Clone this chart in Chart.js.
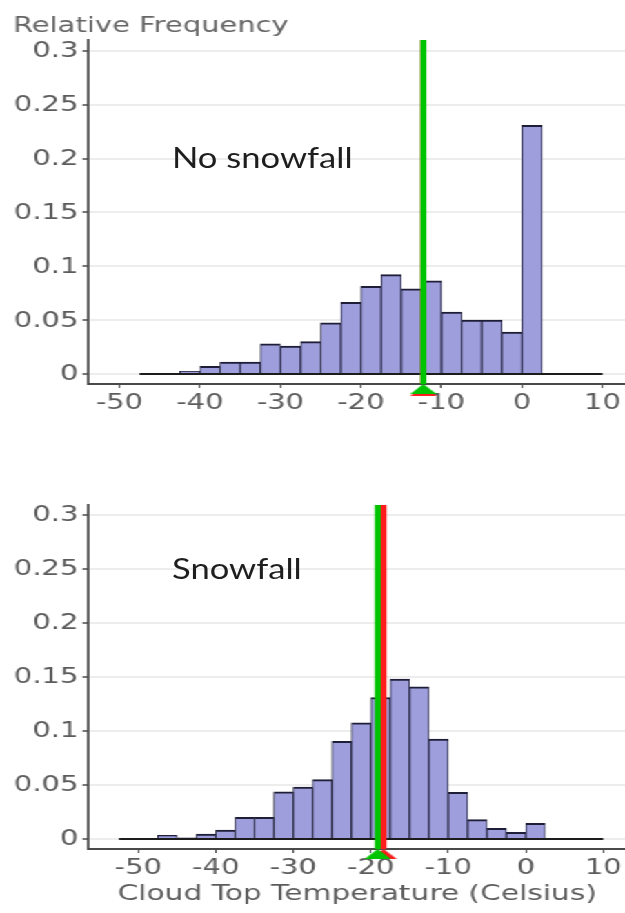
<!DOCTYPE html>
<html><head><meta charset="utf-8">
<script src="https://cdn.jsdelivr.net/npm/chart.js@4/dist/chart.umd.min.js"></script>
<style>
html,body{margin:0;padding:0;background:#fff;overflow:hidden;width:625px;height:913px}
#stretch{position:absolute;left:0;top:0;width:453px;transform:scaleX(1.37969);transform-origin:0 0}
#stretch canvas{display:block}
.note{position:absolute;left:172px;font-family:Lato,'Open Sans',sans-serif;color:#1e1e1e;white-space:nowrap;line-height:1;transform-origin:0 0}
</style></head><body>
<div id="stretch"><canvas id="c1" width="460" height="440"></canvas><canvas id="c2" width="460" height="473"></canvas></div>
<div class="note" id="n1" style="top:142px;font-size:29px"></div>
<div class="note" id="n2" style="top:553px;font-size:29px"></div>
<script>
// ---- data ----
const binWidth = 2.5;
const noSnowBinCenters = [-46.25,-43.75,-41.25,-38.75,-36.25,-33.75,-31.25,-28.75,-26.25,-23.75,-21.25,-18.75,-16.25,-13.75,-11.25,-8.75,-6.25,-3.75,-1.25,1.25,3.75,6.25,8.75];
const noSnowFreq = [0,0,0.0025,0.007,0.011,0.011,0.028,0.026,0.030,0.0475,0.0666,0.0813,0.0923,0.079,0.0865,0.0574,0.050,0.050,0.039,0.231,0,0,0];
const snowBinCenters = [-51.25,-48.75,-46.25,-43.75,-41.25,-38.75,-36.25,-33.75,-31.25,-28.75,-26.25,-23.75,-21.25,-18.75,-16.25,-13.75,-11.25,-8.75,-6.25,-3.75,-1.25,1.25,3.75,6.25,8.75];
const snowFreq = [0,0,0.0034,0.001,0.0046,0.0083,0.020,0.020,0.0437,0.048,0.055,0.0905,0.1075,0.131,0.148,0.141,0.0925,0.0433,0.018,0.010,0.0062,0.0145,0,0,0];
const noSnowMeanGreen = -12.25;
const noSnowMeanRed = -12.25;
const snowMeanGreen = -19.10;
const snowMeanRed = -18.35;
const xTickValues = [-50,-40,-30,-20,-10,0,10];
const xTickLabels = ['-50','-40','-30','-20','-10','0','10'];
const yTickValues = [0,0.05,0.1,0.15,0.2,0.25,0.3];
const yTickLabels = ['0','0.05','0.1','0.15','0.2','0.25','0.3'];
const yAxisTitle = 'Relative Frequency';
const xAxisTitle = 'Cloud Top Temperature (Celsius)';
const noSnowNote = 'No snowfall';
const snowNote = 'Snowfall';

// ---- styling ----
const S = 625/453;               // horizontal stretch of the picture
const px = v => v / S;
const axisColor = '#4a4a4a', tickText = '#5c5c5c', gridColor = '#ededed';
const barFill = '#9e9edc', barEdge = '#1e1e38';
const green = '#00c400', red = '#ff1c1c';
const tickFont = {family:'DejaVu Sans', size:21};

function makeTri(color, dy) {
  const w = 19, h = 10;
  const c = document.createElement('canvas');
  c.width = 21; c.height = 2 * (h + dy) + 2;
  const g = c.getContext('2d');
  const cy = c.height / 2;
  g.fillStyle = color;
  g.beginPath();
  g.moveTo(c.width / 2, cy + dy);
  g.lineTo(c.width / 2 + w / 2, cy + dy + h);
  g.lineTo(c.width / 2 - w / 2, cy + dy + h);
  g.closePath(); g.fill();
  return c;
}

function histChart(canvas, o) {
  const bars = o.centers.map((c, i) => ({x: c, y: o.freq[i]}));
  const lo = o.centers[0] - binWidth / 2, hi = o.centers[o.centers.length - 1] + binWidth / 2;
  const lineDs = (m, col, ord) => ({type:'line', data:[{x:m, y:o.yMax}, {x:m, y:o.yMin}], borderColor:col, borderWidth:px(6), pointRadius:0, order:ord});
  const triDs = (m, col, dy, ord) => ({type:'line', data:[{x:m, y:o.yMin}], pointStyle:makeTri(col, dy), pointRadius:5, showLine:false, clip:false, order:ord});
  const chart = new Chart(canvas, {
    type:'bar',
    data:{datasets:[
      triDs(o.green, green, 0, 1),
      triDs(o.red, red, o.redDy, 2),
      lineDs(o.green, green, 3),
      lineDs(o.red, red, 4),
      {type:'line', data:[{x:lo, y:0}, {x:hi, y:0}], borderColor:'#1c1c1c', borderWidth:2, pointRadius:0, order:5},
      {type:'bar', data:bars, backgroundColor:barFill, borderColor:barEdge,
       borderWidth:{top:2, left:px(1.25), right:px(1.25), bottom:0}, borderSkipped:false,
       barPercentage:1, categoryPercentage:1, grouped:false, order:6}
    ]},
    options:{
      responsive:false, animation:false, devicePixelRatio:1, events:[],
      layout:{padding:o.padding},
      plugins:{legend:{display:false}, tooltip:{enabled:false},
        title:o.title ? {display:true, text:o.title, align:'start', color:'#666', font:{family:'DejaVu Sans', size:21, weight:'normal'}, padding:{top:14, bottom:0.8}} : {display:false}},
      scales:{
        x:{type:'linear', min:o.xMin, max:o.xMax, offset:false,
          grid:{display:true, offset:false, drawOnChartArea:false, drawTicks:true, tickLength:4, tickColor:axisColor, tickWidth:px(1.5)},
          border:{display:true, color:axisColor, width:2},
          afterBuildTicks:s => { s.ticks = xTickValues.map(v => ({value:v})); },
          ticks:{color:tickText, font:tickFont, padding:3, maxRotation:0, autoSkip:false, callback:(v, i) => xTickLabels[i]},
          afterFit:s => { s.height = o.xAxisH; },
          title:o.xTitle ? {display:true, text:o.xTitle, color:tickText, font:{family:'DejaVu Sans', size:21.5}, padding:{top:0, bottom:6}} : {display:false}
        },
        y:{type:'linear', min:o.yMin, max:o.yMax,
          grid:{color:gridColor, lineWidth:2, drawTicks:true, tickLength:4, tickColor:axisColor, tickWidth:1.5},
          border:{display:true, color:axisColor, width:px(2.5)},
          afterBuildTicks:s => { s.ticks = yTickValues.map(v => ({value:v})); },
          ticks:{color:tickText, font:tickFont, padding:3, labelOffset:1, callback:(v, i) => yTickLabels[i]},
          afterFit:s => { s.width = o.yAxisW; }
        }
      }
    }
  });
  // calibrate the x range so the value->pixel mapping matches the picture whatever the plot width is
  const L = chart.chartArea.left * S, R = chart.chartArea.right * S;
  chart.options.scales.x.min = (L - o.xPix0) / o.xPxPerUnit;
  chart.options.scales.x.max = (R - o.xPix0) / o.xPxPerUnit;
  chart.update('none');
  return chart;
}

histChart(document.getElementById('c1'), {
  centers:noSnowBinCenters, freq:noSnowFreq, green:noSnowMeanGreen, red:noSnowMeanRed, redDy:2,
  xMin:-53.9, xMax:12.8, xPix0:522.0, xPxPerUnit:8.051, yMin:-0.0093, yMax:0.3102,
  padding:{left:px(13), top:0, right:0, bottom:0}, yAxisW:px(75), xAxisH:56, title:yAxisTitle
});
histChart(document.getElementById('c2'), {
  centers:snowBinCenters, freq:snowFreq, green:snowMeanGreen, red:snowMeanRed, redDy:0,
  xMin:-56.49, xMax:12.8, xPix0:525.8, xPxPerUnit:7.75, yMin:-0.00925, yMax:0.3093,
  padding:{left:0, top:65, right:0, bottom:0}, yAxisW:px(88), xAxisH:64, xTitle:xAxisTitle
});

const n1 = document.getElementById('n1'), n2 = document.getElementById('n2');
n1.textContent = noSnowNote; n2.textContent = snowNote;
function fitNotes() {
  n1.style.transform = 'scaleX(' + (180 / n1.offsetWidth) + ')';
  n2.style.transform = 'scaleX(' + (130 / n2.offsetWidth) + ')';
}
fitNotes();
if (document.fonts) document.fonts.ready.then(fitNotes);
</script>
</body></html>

^^^^

EXERCISE:
Restate the data above exactly, stripping out each image.

TASK RESULT:
Clone this chart in Chart.js.
<!DOCTYPE html>
<html><head><meta charset="utf-8">
<script src="https://cdn.jsdelivr.net/npm/chart.js@4/dist/chart.umd.min.js"></script>
<style>
html,body{margin:0;padding:0;background:#fff;overflow:hidden;width:625px;height:913px}
#stretch{position:absolute;left:0;top:0;width:453px;transform:scaleX(1.37969);transform-origin:0 0}
#stretch canvas{display:block}
.note{position:absolute;left:172px;font-family:Lato,'Open Sans',sans-serif;color:#1e1e1e;white-space:nowrap;line-height:1;transform-origin:0 0}
</style></head><body>
<div id="stretch"><canvas id="c1" width="460" height="440"></canvas><canvas id="c2" width="460" height="473"></canvas></div>
<div class="note" id="n1" style="top:142px;font-size:29px"></div>
<div class="note" id="n2" style="top:553px;font-size:29px"></div>
<script>
// ---- data ----
const binWidth = 2.5;
const noSnowBinCenters = [-46.25,-43.75,-41.25,-38.75,-36.25,-33.75,-31.25,-28.75,-26.25,-23.75,-21.25,-18.75,-16.25,-13.75,-11.25,-8.75,-6.25,-3.75,-1.25,1.25,3.75,6.25,8.75];
const noSnowFreq = [0,0,0.0025,0.007,0.011,0.011,0.028,0.026,0.030,0.0475,0.0666,0.0813,0.0923,0.079,0.0865,0.0574,0.050,0.050,0.039,0.231,0,0,0];
const snowBinCenters = [-51.25,-48.75,-46.25,-43.75,-41.25,-38.75,-36.25,-33.75,-31.25,-28.75,-26.25,-23.75,-21.25,-18.75,-16.25,-13.75,-11.25,-8.75,-6.25,-3.75,-1.25,1.25,3.75,6.25,8.75];
const snowFreq = [0,0,0.0034,0.001,0.0046,0.0083,0.020,0.020,0.0437,0.048,0.055,0.0905,0.1075,0.131,0.148,0.141,0.0925,0.0433,0.018,0.010,0.0062,0.0145,0,0,0];
const noSnowMeanGreen = -12.25;
const noSnowMeanRed = -12.25;
const snowMeanGreen = -19.10;
const snowMeanRed = -18.35;
const xTickValues = [-50,-40,-30,-20,-10,0,10];
const xTickLabels = ['-50','-40','-30','-20','-10','0','10'];
const yTickValues = [0,0.05,0.1,0.15,0.2,0.25,0.3];
const yTickLabels = ['0','0.05','0.1','0.15','0.2','0.25','0.3'];
const yAxisTitle = 'Relative Frequency';
const xAxisTitle = 'Cloud Top Temperature (Celsius)';
const noSnowNote = 'No snowfall';
const snowNote = 'Snowfall';

// ---- styling ----
const S = 625/453;               // horizontal stretch of the picture
const px = v => v / S;
const axisColor = '#4a4a4a', tickText = '#5c5c5c', gridColor = '#ededed';
const barFill = '#9e9edc', barEdge = '#1e1e38';
const green = '#00c400', red = '#ff1c1c';
const tickFont = {family:'DejaVu Sans', size:21};

function makeTri(color, dy) {
  const w = 19, h = 10;
  const c = document.createElement('canvas');
  c.width = 21; c.height = 2 * (h + dy) + 2;
  const g = c.getContext('2d');
  const cy = c.height / 2;
  g.fillStyle = color;
  g.beginPath();
  g.moveTo(c.width / 2, cy + dy);
  g.lineTo(c.width / 2 + w / 2, cy + dy + h);
  g.lineTo(c.width / 2 - w / 2, cy + dy + h);
  g.closePath(); g.fill();
  return c;
}

function histChart(canvas, o) {
  const bars = o.centers.map((c, i) => ({x: c, y: o.freq[i]}));
  const lo = o.centers[0] - binWidth / 2, hi = o.centers[o.centers.length - 1] + binWidth / 2;
  const lineDs = (m, col, ord) => ({type:'line', data:[{x:m, y:o.yMax}, {x:m, y:o.yMin}], borderColor:col, borderWidth:px(6), pointRadius:0, order:ord});
  const triDs = (m, col, dy, ord) => ({type:'line', data:[{x:m, y:o.yMin}], pointStyle:makeTri(col, dy), pointRadius:5, showLine:false, clip:false, order:ord});
  const chart = new Chart(canvas, {
    type:'bar',
    data:{datasets:[
      triDs(o.green, green, 0, 1),
      triDs(o.red, red, o.redDy, 2),
      lineDs(o.green, green, 3),
      lineDs(o.red, red, 4),
      {type:'line', data:[{x:lo, y:0}, {x:hi, y:0}], borderColor:'#1c1c1c', borderWidth:2, pointRadius:0, order:5},
      {type:'bar', data:bars, backgroundColor:barFill, borderColor:barEdge,
       borderWidth:{top:2, left:px(1.25), right:px(1.25), bottom:0}, borderSkipped:false,
       barPercentage:1, categoryPercentage:1, grouped:false, order:6}
    ]},
    options:{
      responsive:false, animation:false, devicePixelRatio:1, events:[],
      layout:{padding:o.padding},
      plugins:{legend:{display:false}, tooltip:{enabled:false},
        title:o.title ? {display:true, text:o.title, align:'start', color:'#666', font:{family:'DejaVu Sans', size:21, weight:'normal'}, padding:{top:14, bottom:0.8}} : {display:false}},
      scales:{
        x:{type:'linear', min:o.xMin, max:o.xMax, offset:false,
          grid:{display:true, offset:false, drawOnChartArea:false, drawTicks:true, tickLength:4, tickColor:axisColor, tickWidth:px(1.5)},
          border:{display:true, color:axisColor, width:2},
          afterBuildTicks:s => { s.ticks = xTickValues.map(v => ({value:v})); },
          ticks:{color:tickText, font:tickFont, padding:3, maxRotation:0, autoSkip:false, callback:(v, i) => xTickLabels[i]},
          afterFit:s => { s.height = o.xAxisH; },
          title:o.xTitle ? {display:true, text:o.xTitle, color:tickText, font:{family:'DejaVu Sans', size:21.5}, padding:{top:0, bottom:6}} : {display:false}
        },
        y:{type:'linear', min:o.yMin, max:o.yMax,
          grid:{color:gridColor, lineWidth:2, drawTicks:true, tickLength:4, tickColor:axisColor, tickWidth:1.5},
          border:{display:true, color:axisColor, width:px(2.5)},
          afterBuildTicks:s => { s.ticks = yTickValues.map(v => ({value:v})); },
          ticks:{color:tickText, font:tickFont, padding:3, labelOffset:1, callback:(v, i) => yTickLabels[i]},
          afterFit:s => { s.width = o.yAxisW; }
        }
      }
    }
  });
  // calibrate the x range so the value->pixel mapping matches the picture whatever the plot width is
  const L = chart.chartArea.left * S, R = chart.chartArea.right * S;
  chart.options.scales.x.min = (L - o.xPix0) / o.xPxPerUnit;
  chart.options.scales.x.max = (R - o.xPix0) / o.xPxPerUnit;
  chart.update('none');
  return chart;
}

histChart(document.getElementById('c1'), {
  centers:noSnowBinCenters, freq:noSnowFreq, green:noSnowMeanGreen, red:noSnowMeanRed, redDy:2,
  xMin:-53.9, xMax:12.8, xPix0:522.0, xPxPerUnit:8.051, yMin:-0.0093, yMax:0.3102,
  padding:{left:px(13), top:0, right:0, bottom:0}, yAxisW:px(75), xAxisH:56, title:yAxisTitle
});
histChart(document.getElementById('c2'), {
  centers:snowBinCenters, freq:snowFreq, green:snowMeanGreen, red:snowMeanRed, redDy:0,
  xMin:-56.49, xMax:12.8, xPix0:525.8, xPxPerUnit:7.75, yMin:-0.00925, yMax:0.3093,
  padding:{left:0, top:65, right:0, bottom:0}, yAxisW:px(88), xAxisH:64, xTitle:xAxisTitle
});

const n1 = document.getElementById('n1'), n2 = document.getElementById('n2');
n1.textContent = noSnowNote; n2.textContent = snowNote;
function fitNotes() {
  n1.style.transform = 'scaleX(' + (180 / n1.offsetWidth) + ')';
  n2.style.transform = 'scaleX(' + (130 / n2.offsetWidth) + ')';
}
fitNotes();
if (document.fonts) document.fonts.ready.then(fitNotes);
</script>
</body></html>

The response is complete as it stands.